While many banks are guardedly optimistic about the high yield market’s development in 2021, they are nevertheless gearing up for some volatility too. Credit Suisse is well placed to lead its clients through any turbulence.  




HSBC is nothing if not consistent. The bank has topped Dealogic’s Asia ex-Japan G3 DCM bookrunner league tables for the past 10 years, and 2020 was no different.

During the awards period, HSBC had a 7% market share, with league table credit of close to $28bn, giving it the top spot despite heavy competition from Citi, which is clawing its way up on the league table.

HSBC has long touted its leadership in liability management, with these transactions making up a notable portion of 2020's bond trades. HSBC put the team and tools it had in place to lead the way for these deals, helping its clients with the increasingly sophisticated transactions needed to navigate a market that could shut any minute.

One of the most notable liability management transactions of the year was Mongolia's $600m trade. HSBC helped the sovereign take advantage of the market window in September to tackle its upcoming maturities and clinch a new 5.125% 2026 bond.

The bank was a leader in some of the challenging but market opening transactions following the closure of the primary market in March. HSBC worked on our deal of the year — Petronas' $6bn triple-tranche April transaction. It was also a bookrunner on Hong Kong insurance company AIA Group's $1bn deal, one of the first trades following the onset of Covid, China National Travel Service Group Corp's $900m outing and our best SSA bond of the year — Indonesia's $4.3bn Covid-linked sale.

Those April trades offer a glimpse of the clients that HSBC works with. The bank is a clear leader in Greater China and is building its onshore business further. It also had a solid presence in the rest of Asia too, with its breadth of coverage spanning deals from the Philippines, India, Indonesia, Malaysia and Singapore.

What set apart HSBC from its rivals this year? HSBC adapted rapidly to remote work, virtual roadshows and client meetings in 2020. The bank was able to use the technology and resources it already had in place to provide continuity of service for its clients, using its long-established relationships to ensure smooth executions even under trying circumstances.

One key change was the creation of the strategic solutions group this year. The group puts advisory first, looking at ratings, environmental, social and governance (ESG) standards, capital solutions and balance sheet advisory. The initiative is broader than just for DCM, but it allowed the bank to offer its clients the most appropriate solutions this year amid the pandemic.

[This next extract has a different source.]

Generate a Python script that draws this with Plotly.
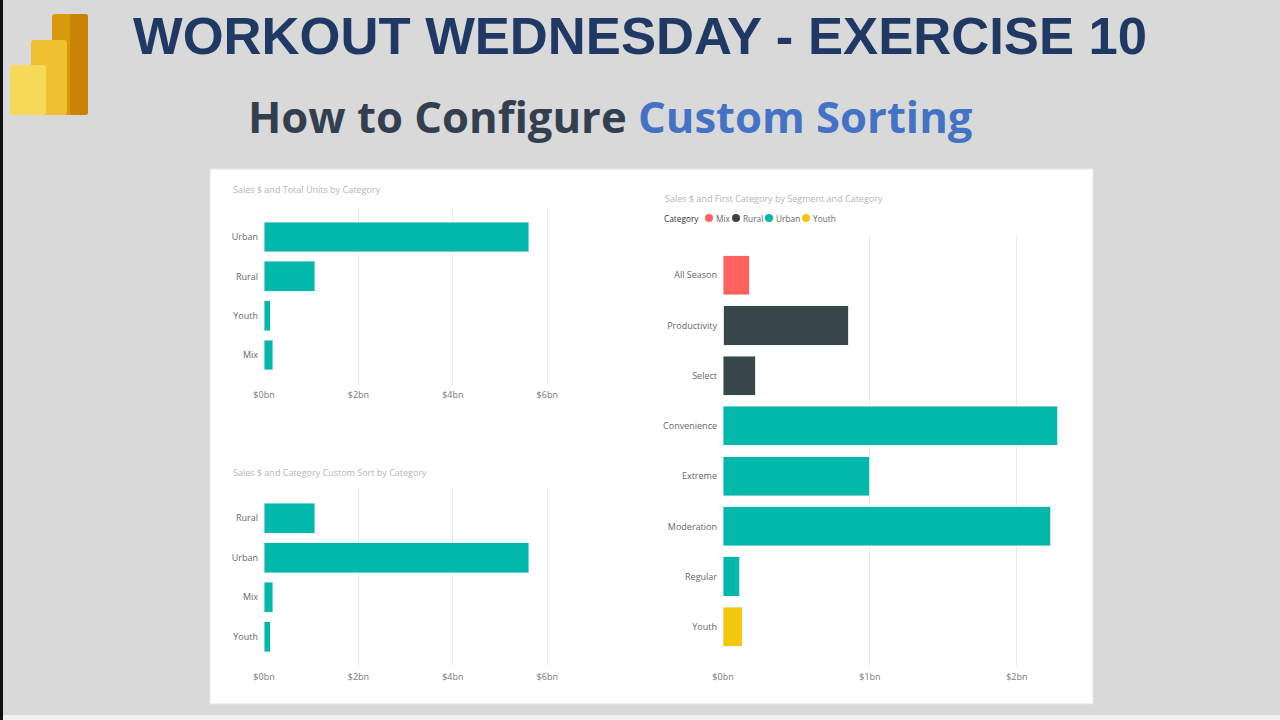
import plotly.graph_objects as go

# ---------------- data ----------------
cats_top = ["Urban", "Rural", "Youth", "Mix"]
sales_top = [5.61e9, 1.08e9, 0.13e9, 0.19e9]

cats_bottom = ["Rural", "Urban", "Mix", "Youth"]
sales_bottom = [1.08e9, 5.61e9, 0.19e9, 0.13e9]

segments = ["All Season", "Productivity", "Select", "Convenience",
            "Extreme", "Moderation", "Regular", "Youth"]
seg_mix = [0.177e9, 0.004e9, 0, 0, 0, 0, 0, 0]
seg_rural = [0, 0.853e9, 0.224e9, 0, 0, 0, 0, 0]
seg_urban = [0, 0, 0, 2.28e9, 1.00e9, 2.23e9, 0.115e9, 0]
seg_youth = [0, 0, 0, 0, 0, 0, 0, 0.13e9]

left_ticks = [0, 2e9, 4e9, 6e9]
left_ticktext = ["$0bn", "$2bn", "$4bn", "$6bn"]
right_ticks = [0, 1e9, 2e9]
right_ticktext = ["$0bn", "$1bn", "$2bn"]

legend_names = ["Mix", "Rural", "Urban", "Youth"]

# ---------------- style ----------------
W, H = 1280, 720
TEAL = "#01B8AA"
DARK = "#374649"
RED = "#FD625E"
YELLOW = "#F2C80F"
series_colors = [RED, DARK, TEAL, YELLOW]
BG = "#D9D9D9"
FONT = "Open Sans"
GRID = "#EBEBEB"


def px(x):
    return x / W


def py(y):
    return 1 - y / H


fig = go.Figure()

# top-left chart
fig.add_trace(go.Bar(y=cats_top, x=sales_top, orientation="h", marker_color=TEAL,
                     width=0.76, xaxis="x", yaxis="y", showlegend=False))
# bottom-left chart
fig.add_trace(go.Bar(y=cats_bottom, x=sales_bottom, orientation="h", marker_color=TEAL,
                     width=0.76, xaxis="x2", yaxis="y2", showlegend=False))
# right stacked chart
for name, vals, col in zip(legend_names, [seg_mix, seg_rural, seg_urban, seg_youth], series_colors):
    fig.add_trace(go.Bar(y=segments, x=vals, orientation="h", marker_color=col, name=name,
                         width=0.78, xaxis="x3", yaxis="y3", showlegend=False))

tickfont = dict(family=FONT, size=9, color="#777777")

xcommon = dict(showgrid=True, gridcolor=GRID, gridwidth=1, zeroline=False, showline=False,
               ticks="", tickfont=tickfont, fixedrange=True, automargin=False,
               ticklabelstandoff=3)
ycommon = dict(showgrid=False, zeroline=False, showline=False, ticks="", type="category",
               tickfont=dict(family=FONT, size=9, color="#666666"), ticklabelstandoff=5,
               automargin=False, fixedrange=True)

fig.update_layout(
    width=W, height=H,
    margin=dict(l=0, r=0, t=0, b=0, pad=0, autoexpand=False),
    paper_bgcolor=BG, plot_bgcolor="rgba(0,0,0,0)",
    barmode="stack",
    showlegend=False,
    xaxis=dict(xcommon, domain=[px(264), px(560)], range=[0, 6.27e9],
               tickvals=left_ticks, ticktext=left_ticktext, anchor="y"),
    yaxis=dict(ycommon, domain=[py(385), py(207)], range=[3.765, -0.765],
               categoryorder="array", categoryarray=cats_top, anchor="x"),
    xaxis2=dict(xcommon, domain=[px(264), px(560)], range=[0, 6.27e9],
                tickvals=left_ticks, ticktext=left_ticktext, anchor="y2"),
    yaxis2=dict(ycommon, domain=[py(667), py(488)], range=[3.765, -0.765],
                categoryorder="array", categoryarray=cats_bottom, anchor="x2"),
    xaxis3=dict(xcommon, domain=[px(723), px(1080)], range=[0, 2.43e9],
                tickvals=right_ticks, ticktext=right_ticktext, anchor="y3"),
    yaxis3=dict(ycommon, domain=[py(667), py(235)], range=[7.8, -0.8],
                categoryorder="array", categoryarray=segments, anchor="x3"),
)

shapes = []
# left dark border strip
shapes.append(dict(type="rect", xref="paper", yref="paper", x0=0, x1=px(3), y0=0, y1=1,
                   fillcolor="#111111", line_width=0, layer="below"))
# bottom light line
shapes.append(dict(type="rect", xref="paper", yref="paper", x0=px(3), x1=1, y0=py(720), y1=py(715),
                   fillcolor="#F2F2F2", line_width=0, layer="below"))
# white report panel
shapes.append(dict(type="rect", xref="paper", yref="paper", x0=px(210), x1=px(1093),
                   y0=py(704), y1=py(169), fillcolor="white", line=dict(color="#E6E6E6", width=1),
                   layer="below"))


# Power BI logo bars
def rounded(x0, y0, x1, y1, r=3):
    return (f"M{px(x0 + r)},{py(y0)} L{px(x1 - r)},{py(y0)} Q{px(x1)},{py(y0)} {px(x1)},{py(y0 + r)} "
            f"L{px(x1)},{py(y1 - r)} Q{px(x1)},{py(y1)} {px(x1 - r)},{py(y1)} "
            f"L{px(x0 + r)},{py(y1)} Q{px(x0)},{py(y1)} {px(x0)},{py(y1 - r)} "
            f"L{px(x0)},{py(y0 + r)} Q{px(x0)},{py(y0)} {px(x0 + r)},{py(y0)} Z")


shapes.append(dict(type="path", xref="paper", yref="paper", path=rounded(52, 14, 88, 115),
                   fillcolor="#D89A0C", line_width=0))
shapes.append(dict(type="path", xref="paper", yref="paper", path=rounded(70, 14, 88, 115),
                   fillcolor="#C98306", line_width=0))
shapes.append(dict(type="path", xref="paper", yref="paper", path=rounded(31, 40, 67, 115),
                   fillcolor="#EEC133", line_width=0))
shapes.append(dict(type="path", xref="paper", yref="paper", path=rounded(10, 65, 46, 115),
                   fillcolor="#F7D95A", line_width=0))

# legend markers (right chart)
legend_marker_x = [709, 736, 769, 806]
for cx, col in zip(legend_marker_x, series_colors):
    shapes.append(dict(type="circle", xref="paper", yref="paper",
                       x0=px(cx - 4), x1=px(cx + 4), y0=py(222), y1=py(214),
                       fillcolor=col, line_width=0))

fig.update_layout(shapes=shapes)

ann = []
ann.append(dict(text="<b>WORKOUT WEDNESDAY - EXERCISE 10</b>", x=px(640), y=py(35),
                xanchor="center", yanchor="middle",
                xref="paper", yref="paper", showarrow=False,
                font=dict(family="Liberation Sans", size=52.6, color="#1F3864")))
ann.append(dict(text="<b>How to Configure <span style='color:#4472C4'>Custom Sorting</span></b>",
                x=px(610), y=py(116), xanchor="center", yanchor="middle",
                xref="paper", yref="paper", showarrow=False,
                font=dict(family=FONT, size=43.6, color="#333F4F")))

title_font = dict(family=FONT, size=9, color="#B5B5B5")
ann.append(dict(text="Sales $ and Total Units by Category", x=px(231), y=py(190),
                xanchor="left", yanchor="middle", xref="paper", yref="paper", showarrow=False,
                font=title_font))
ann.append(dict(text="Sales $ and Category Custom Sort by Category", x=px(231), y=py(472),
                xanchor="left", yanchor="middle", xref="paper", yref="paper", showarrow=False,
                font=title_font))
ann.append(dict(text="Sales $ and First Category by Segment and Category", x=px(663), y=py(198),
                xanchor="left", yanchor="middle", xref="paper", yref="paper", showarrow=False,
                font=title_font))
ann.append(dict(text="Category", x=px(662), y=py(218), xanchor="left", yanchor="middle",
                xref="paper", yref="paper", showarrow=False,
                font=dict(family=FONT, size=8.3, color="#333333")))
for cx, name in zip(legend_marker_x, legend_names):
    ann.append(dict(text=name, x=px(cx + 5), y=py(218), xanchor="left", yanchor="middle",
                    xref="paper", yref="paper", showarrow=False,
                    font=dict(family=FONT, size=8.3, color="#666666")))

fig.update_layout(annotations=ann)

fig.write_html("out.html", config={"displayModeBar": False},
               post_script="document.body.style.margin='0';document.body.style.overflow='hidden';")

When the market shut for some borrowers, HSBC was able to adapt, offering private placement solutions or the ability to look at different markets for financing.

Part of HSBC's stellar performance also comes down to its abilities as the region's best house for SRI financing.

The bank was number one in this area as well, holding a market share of 12% and league table credits of almost $3.3bn for Asia ex-Japan G3 ESG bonds during the awards period, according to Dealogic.

As was seen in the winning bond categories this year, SRI is only becoming more important. Covid put a spotlight on the need for social funding in 2020, and HSBC was there to take related transactions to the international market. For example, HSBC led Kookmin Bank's debut euro social covered bond in July and Korea Land & Housing Corp's $300m social bond.

HSBC notes that of the 33 green, social and sustainable bond transactions it led, 17 were inaugural trades, including new deals from the China property sector. HSBC also worked on more creative SRI offerings, such as Castle Peak's energy transition bond. The bank's abilities in SRI will serve it well as ESG spreads further in Asia.

A special mention needs to be made for Crédit Agricole and its strengths in the SRI market this year. The French bank may not have the bond volume that HSBC does, but it continues to be a leader in the SRI market, working with clients across bonds and loans. Crédit Agricole actively supported less traditional green companies to break into the sector through sustainability-linked bonds and loans, as well as transition bonds, showing its commitment to developing the ESG market in Asia.